> [Exercise inputs]:
## start

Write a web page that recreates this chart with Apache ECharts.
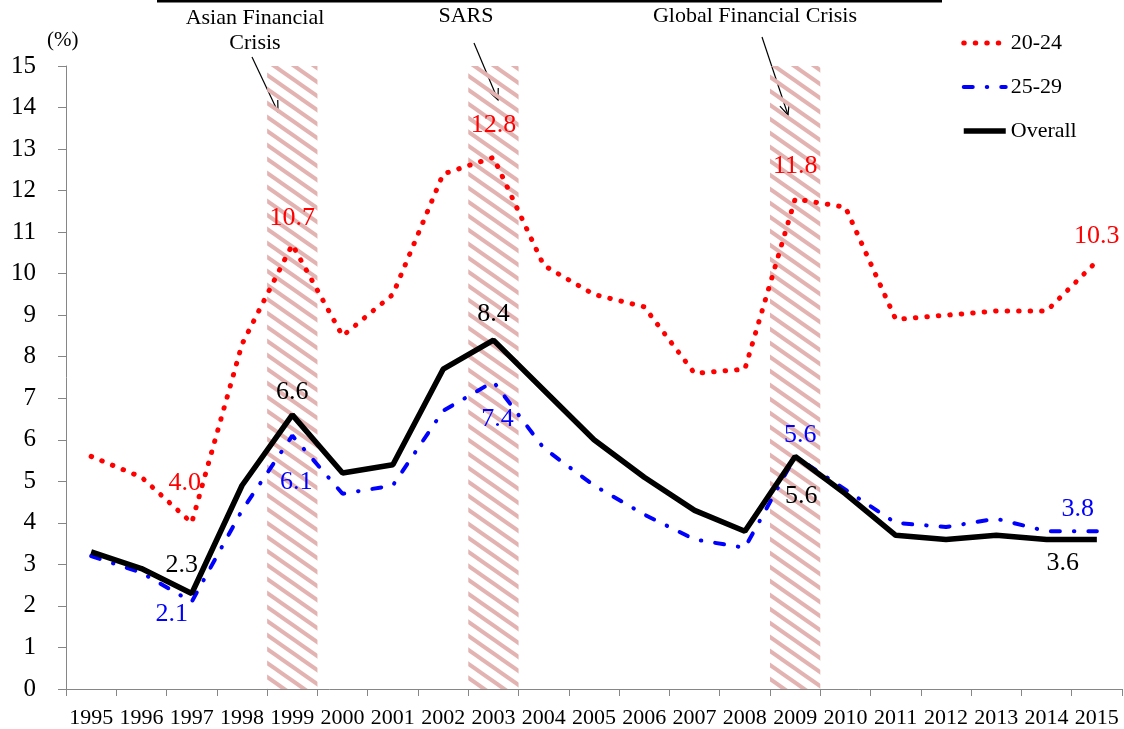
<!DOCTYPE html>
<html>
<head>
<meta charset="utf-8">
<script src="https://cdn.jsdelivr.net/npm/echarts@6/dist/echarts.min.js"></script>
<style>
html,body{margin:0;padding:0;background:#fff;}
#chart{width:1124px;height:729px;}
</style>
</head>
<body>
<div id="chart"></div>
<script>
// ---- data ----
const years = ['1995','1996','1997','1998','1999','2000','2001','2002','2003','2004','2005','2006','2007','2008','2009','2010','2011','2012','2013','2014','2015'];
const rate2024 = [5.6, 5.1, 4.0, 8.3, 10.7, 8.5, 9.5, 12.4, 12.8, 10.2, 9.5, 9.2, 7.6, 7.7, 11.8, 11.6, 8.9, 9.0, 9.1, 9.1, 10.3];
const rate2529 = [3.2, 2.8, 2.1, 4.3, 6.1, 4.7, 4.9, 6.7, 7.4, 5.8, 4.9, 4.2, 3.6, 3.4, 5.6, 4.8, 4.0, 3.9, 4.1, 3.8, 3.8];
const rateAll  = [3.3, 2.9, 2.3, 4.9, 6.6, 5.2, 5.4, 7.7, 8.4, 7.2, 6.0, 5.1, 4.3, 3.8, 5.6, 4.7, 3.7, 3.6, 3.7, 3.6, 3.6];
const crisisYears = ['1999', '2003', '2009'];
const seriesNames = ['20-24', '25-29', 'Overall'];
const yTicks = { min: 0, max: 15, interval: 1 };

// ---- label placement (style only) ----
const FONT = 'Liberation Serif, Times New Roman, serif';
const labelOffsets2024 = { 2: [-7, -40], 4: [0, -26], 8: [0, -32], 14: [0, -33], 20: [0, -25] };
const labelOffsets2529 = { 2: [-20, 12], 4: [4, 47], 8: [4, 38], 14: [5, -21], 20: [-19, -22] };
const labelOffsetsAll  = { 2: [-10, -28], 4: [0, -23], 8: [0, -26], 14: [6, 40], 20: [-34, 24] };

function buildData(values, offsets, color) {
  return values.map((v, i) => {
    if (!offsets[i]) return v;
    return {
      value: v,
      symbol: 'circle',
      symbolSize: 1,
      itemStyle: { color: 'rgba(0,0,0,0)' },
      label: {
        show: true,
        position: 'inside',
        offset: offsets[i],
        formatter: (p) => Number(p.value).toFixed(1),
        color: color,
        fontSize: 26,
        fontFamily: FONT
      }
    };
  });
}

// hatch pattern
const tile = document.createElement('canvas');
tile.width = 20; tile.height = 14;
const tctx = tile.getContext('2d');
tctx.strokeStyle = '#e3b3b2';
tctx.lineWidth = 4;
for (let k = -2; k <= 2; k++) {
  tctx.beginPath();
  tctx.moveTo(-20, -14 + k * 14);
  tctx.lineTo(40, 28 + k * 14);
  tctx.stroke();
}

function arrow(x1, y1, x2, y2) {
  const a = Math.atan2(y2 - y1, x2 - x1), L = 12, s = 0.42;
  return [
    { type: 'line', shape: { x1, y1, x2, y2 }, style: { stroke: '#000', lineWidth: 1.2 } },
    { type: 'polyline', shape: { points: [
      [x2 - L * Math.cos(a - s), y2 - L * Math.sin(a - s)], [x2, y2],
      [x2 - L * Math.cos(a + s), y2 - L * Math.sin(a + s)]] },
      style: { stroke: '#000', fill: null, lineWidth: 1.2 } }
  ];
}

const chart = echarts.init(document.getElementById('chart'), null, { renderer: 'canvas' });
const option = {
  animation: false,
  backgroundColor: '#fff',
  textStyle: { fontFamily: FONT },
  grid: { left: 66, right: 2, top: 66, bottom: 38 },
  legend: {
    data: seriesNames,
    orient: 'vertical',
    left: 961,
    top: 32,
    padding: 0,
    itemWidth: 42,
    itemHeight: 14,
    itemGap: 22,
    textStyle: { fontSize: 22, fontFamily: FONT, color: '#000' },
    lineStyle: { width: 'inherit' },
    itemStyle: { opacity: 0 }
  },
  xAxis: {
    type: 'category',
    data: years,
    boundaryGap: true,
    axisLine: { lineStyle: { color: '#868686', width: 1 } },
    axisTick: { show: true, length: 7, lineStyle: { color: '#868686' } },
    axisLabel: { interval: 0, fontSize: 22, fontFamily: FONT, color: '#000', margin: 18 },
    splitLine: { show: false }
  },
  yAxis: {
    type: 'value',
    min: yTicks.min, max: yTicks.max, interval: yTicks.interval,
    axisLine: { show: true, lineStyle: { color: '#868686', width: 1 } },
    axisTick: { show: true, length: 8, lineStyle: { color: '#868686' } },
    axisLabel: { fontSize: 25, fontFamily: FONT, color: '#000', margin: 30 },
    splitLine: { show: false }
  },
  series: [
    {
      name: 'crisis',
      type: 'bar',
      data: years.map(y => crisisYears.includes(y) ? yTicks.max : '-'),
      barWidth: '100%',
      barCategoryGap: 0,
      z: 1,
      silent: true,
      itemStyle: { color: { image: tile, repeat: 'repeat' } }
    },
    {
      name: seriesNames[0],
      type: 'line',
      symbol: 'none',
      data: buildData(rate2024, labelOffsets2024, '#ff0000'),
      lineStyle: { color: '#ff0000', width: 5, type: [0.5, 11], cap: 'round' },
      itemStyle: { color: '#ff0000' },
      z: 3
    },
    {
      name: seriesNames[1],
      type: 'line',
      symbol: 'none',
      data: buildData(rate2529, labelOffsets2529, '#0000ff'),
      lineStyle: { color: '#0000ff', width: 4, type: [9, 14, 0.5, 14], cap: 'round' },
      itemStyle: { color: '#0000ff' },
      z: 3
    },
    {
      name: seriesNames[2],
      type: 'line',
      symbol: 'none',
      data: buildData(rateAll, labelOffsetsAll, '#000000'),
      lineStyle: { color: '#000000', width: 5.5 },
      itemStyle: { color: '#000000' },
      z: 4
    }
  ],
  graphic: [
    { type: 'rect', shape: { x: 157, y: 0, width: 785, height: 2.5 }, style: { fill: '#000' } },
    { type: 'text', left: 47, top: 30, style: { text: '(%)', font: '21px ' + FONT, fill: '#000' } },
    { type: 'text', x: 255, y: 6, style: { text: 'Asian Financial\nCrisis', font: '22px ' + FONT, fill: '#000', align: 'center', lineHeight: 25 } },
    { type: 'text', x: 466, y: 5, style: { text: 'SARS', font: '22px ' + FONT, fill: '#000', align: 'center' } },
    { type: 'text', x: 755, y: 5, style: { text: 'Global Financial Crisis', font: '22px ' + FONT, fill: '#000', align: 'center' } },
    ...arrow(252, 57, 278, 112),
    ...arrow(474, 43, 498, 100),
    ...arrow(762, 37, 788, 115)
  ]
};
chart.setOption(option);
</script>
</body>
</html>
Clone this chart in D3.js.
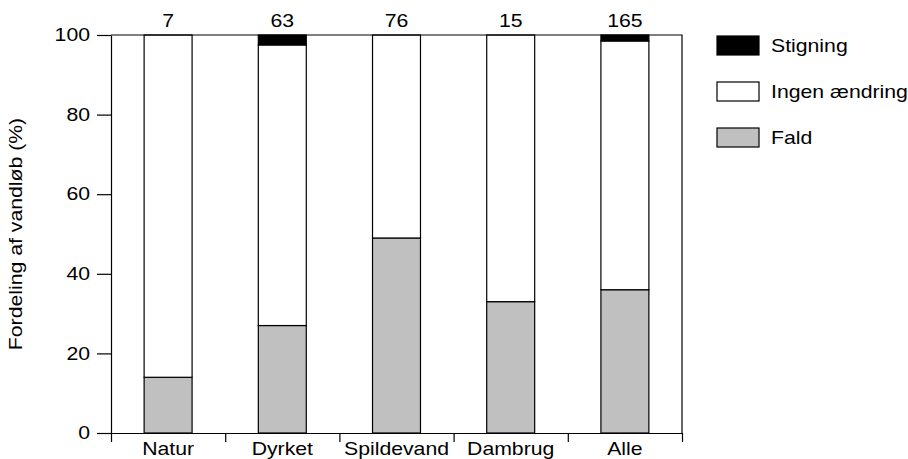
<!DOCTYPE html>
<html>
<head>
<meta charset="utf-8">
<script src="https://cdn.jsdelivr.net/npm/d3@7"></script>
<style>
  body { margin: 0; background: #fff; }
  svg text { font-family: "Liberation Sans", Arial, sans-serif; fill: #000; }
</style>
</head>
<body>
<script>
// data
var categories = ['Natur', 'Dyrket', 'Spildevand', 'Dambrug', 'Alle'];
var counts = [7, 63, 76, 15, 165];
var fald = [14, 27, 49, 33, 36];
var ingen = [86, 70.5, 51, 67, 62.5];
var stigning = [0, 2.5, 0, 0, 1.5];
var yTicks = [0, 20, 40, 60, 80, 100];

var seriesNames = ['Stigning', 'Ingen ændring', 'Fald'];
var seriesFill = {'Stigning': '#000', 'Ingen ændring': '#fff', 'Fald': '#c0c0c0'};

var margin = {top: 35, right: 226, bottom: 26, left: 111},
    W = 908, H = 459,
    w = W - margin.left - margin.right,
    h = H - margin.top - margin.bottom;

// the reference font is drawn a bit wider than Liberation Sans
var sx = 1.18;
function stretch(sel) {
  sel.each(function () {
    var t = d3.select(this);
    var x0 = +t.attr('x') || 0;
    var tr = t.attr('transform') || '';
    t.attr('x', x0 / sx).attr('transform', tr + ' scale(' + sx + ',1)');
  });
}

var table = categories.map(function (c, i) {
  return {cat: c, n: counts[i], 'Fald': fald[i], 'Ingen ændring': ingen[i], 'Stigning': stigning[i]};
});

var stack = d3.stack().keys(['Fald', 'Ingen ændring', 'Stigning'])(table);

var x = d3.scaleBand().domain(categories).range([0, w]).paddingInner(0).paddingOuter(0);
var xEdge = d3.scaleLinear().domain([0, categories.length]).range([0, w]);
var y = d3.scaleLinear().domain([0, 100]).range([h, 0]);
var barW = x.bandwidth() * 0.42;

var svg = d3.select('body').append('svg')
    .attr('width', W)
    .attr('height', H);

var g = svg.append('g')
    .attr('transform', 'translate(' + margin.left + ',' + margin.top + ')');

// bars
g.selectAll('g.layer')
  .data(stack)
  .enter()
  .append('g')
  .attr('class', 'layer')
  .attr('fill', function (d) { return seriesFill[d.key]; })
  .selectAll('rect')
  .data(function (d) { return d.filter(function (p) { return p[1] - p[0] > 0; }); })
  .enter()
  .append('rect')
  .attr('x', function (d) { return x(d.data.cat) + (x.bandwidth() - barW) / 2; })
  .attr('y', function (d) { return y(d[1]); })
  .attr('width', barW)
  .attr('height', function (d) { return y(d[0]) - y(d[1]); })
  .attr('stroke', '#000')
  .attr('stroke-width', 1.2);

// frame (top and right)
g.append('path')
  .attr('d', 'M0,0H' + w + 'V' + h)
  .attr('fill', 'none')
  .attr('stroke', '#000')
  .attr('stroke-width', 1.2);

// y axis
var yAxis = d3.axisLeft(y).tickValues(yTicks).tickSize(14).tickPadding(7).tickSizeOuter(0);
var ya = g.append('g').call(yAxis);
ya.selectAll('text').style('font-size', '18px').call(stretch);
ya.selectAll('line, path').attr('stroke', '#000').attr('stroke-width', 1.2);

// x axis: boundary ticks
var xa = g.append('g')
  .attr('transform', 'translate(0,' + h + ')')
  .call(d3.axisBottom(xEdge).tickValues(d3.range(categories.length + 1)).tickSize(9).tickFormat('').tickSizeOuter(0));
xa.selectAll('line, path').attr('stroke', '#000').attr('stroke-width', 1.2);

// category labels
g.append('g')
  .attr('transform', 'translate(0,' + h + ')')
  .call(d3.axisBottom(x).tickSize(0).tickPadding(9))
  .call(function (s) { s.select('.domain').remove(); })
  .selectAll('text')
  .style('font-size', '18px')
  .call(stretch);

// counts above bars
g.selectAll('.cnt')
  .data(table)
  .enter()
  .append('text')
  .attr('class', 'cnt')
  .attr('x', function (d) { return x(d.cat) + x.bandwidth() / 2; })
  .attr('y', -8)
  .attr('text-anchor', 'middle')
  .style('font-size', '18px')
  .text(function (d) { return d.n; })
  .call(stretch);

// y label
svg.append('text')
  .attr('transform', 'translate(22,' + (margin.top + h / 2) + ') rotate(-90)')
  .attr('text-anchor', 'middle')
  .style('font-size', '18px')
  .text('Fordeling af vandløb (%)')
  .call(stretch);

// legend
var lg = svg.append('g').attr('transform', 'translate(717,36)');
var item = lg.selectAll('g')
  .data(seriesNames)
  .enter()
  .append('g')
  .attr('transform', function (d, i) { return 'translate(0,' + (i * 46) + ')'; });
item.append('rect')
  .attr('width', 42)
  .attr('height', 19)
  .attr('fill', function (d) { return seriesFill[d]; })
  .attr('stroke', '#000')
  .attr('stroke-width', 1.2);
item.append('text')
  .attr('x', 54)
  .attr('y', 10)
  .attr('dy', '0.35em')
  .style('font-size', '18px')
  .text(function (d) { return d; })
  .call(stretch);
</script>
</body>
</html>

## end

> [Stated exercise]: Give again the lines from "Clone this chart in D3.js." to "margin.top + ')');" exactly, both of those lines included, and do not include any pictures.

> [Written answer]:
Clone this chart in D3.js.
<!DOCTYPE html>
<html>
<head>
<meta charset="utf-8">
<script src="https://cdn.jsdelivr.net/npm/d3@7"></script>
<style>
  body { margin: 0; background: #fff; }
  svg text { font-family: "Liberation Sans", Arial, sans-serif; fill: #000; }
</style>
</head>
<body>
<script>
// data
var categories = ['Natur', 'Dyrket', 'Spildevand', 'Dambrug', 'Alle'];
var counts = [7, 63, 76, 15, 165];
var fald = [14, 27, 49, 33, 36];
var ingen = [86, 70.5, 51, 67, 62.5];
var stigning = [0, 2.5, 0, 0, 1.5];
var yTicks = [0, 20, 40, 60, 80, 100];

var seriesNames = ['Stigning', 'Ingen ændring', 'Fald'];
var seriesFill = {'Stigning': '#000', 'Ingen ændring': '#fff', 'Fald': '#c0c0c0'};

var margin = {top: 35, right: 226, bottom: 26, left: 111},
    W = 908, H = 459,
    w = W - margin.left - margin.right,
    h = H - margin.top - margin.bottom;

// the reference font is drawn a bit wider than Liberation Sans
var sx = 1.18;
function stretch(sel) {
  sel.each(function () {
    var t = d3.select(this);
    var x0 = +t.attr('x') || 0;
    var tr = t.attr('transform') || '';
    t.attr('x', x0 / sx).attr('transform', tr + ' scale(' + sx + ',1)');
  });
}

var table = categories.map(function (c, i) {
  return {cat: c, n: counts[i], 'Fald': fald[i], 'Ingen ændring': ingen[i], 'Stigning': stigning[i]};
});

var stack = d3.stack().keys(['Fald', 'Ingen ændring', 'Stigning'])(table);

var x = d3.scaleBand().domain(categories).range([0, w]).paddingInner(0).paddingOuter(0);
var xEdge = d3.scaleLinear().domain([0, categories.length]).range([0, w]);
var y = d3.scaleLinear().domain([0, 100]).range([h, 0]);
var barW = x.bandwidth() * 0.42;

var svg = d3.select('body').append('svg')
    .attr('width', W)
    .attr('height', H);

var g = svg.append('g')
    .attr('transform', 'translate(' + margin.left + ',' + margin.top + ')');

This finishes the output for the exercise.